Flexibility and compliance can be beneficial for mobile robots that have to navigate unstrucured environments. Limbs and bodies that can bend in response to unexpected perturbations enable effective movement capabilities. Flexible appendages also offer the opportunity for body-reconfiguration to suit the task at hand. We are developing new methods to fabricate flexible, compliant, and soft robots with a focus on locomotion and reconfiguration capabilities.
Biologists and roboticists have long been interested in how collective groups of agents can make decisions and move together. In this work we are interested in understanding how robotic collectives can coordinate their movement through minimal, and often no, communication. Recent work has focused on how mechanical interactions in high-density collectives can be used to transfer information through the group. The primary example has been how undulatory robots can collectively synchronize their gaits for coordinated locomotion.
Running dynamics for small scale insects and robots are poorly understood. We explore legged movement at the small-scale by performing biomechanics experiments on high-speed running ants. We use micro-robotic models to test hypothesis of dynamic running in small scale systems.

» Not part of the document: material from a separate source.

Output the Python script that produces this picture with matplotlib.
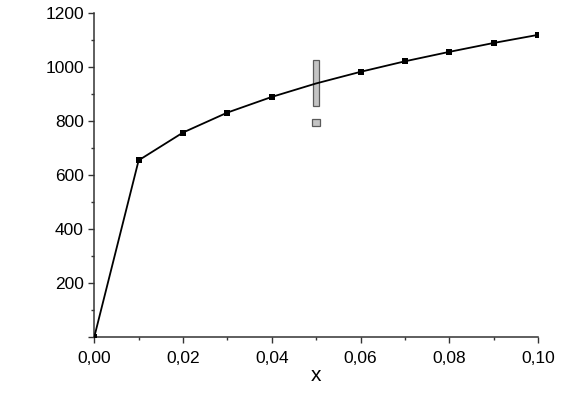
import matplotlib
matplotlib.use("Agg")
import matplotlib.pyplot as plt
from matplotlib.ticker import MultipleLocator, FuncFormatter

plt.rcParams['font.family'] = ['Liberation Sans', 'DejaVu Sans']

x_vals = [0.00, 0.01, 0.02, 0.03, 0.04, 0.05, 0.06, 0.07, 0.08, 0.09, 0.10]
y_vals = [0, 655, 758, 832, 890, 940, 983, 1022, 1057, 1090, 1120]

box_x = [0.05, 0.05]
box_bottom = [857, 782]
box_top = [1027, 809]
box_width = [0.00142, 0.00165]

fig = plt.figure(figsize=(5.83, 4.08), dpi=100)
ax = fig.add_axes([0.1617, 0.174, 0.7611, 0.7934])

ax.plot(x_vals, y_vals, color='black', lw=1.3, clip_on=True, zorder=5)
ax.plot(x_vals, y_vals, ls='none', marker='s', ms=4.8, mew=0,
        mfc='black', clip_on=True, zorder=3)

heights = [t - b for t, b in zip(box_top, box_bottom)]
ax.bar(box_x, heights, bottom=box_bottom, width=box_width,
       color='#c4c4c4', edgecolor='#5a5a5a', linewidth=0.9, zorder=4)

ax.set_xlim(0, 0.10)
ax.set_ylim(0, 1200)

ax.spines['top'].set_visible(False)
ax.spines['right'].set_visible(False)
for s in ('left', 'bottom'):
    ax.spines[s].set_linewidth(1.1)
    ax.spines[s].set_color('#333333')

ax.xaxis.set_major_locator(MultipleLocator(0.02))
ax.xaxis.set_minor_locator(MultipleLocator(0.01))
ax.yaxis.set_major_locator(MultipleLocator(200))
ax.yaxis.set_minor_locator(MultipleLocator(100))

ax.xaxis.set_major_formatter(FuncFormatter(lambda v, p: f"{v:.2f}".replace('.', ',')))
ax.yaxis.set_major_formatter(FuncFormatter(lambda v, p: '' if abs(v) < 1e-9 else f"{v:.0f}"))

ax.tick_params(which='major', direction='out', length=4.0, width=1.0,
               labelsize=12.5, color='#333333')
ax.tick_params(axis='x', which='major', pad=6.0)
ax.tick_params(axis='y', which='major', pad=3.5)
ax.tick_params(which='minor', direction='out', length=2.5, width=1.0, color='#333333')

ax.set_xlabel('x', fontsize=15, labelpad=0)

fig.savefig('out.png', dpi=100)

Power efficiency of milli-scale robots can be improved through mechanical designs incorporating elastic structures for energy storage and recovery. Locomotion movements are often periodic (flapping wings, running gaits) and so actuation and power transmission through resonant systems could be beneficial. However, resonance and agility require conflicting modes of actuation: resonance favors actuation at a single frequency and agility favors actuation across a wide range of frequencies. W e seek to resolve this conflict in locomotion efficiency and agility through novel mechanical design of compliant microrobots.
Granular materials such as sand comprise a large portion of the Earth's surface. Yet robot movement within a granular substrate is still an extremely challenging task. In this project we combine physics based study of granular flow mechanics, with robot design and locomotion studies, towards development of small mobile robots capable of movement through sand.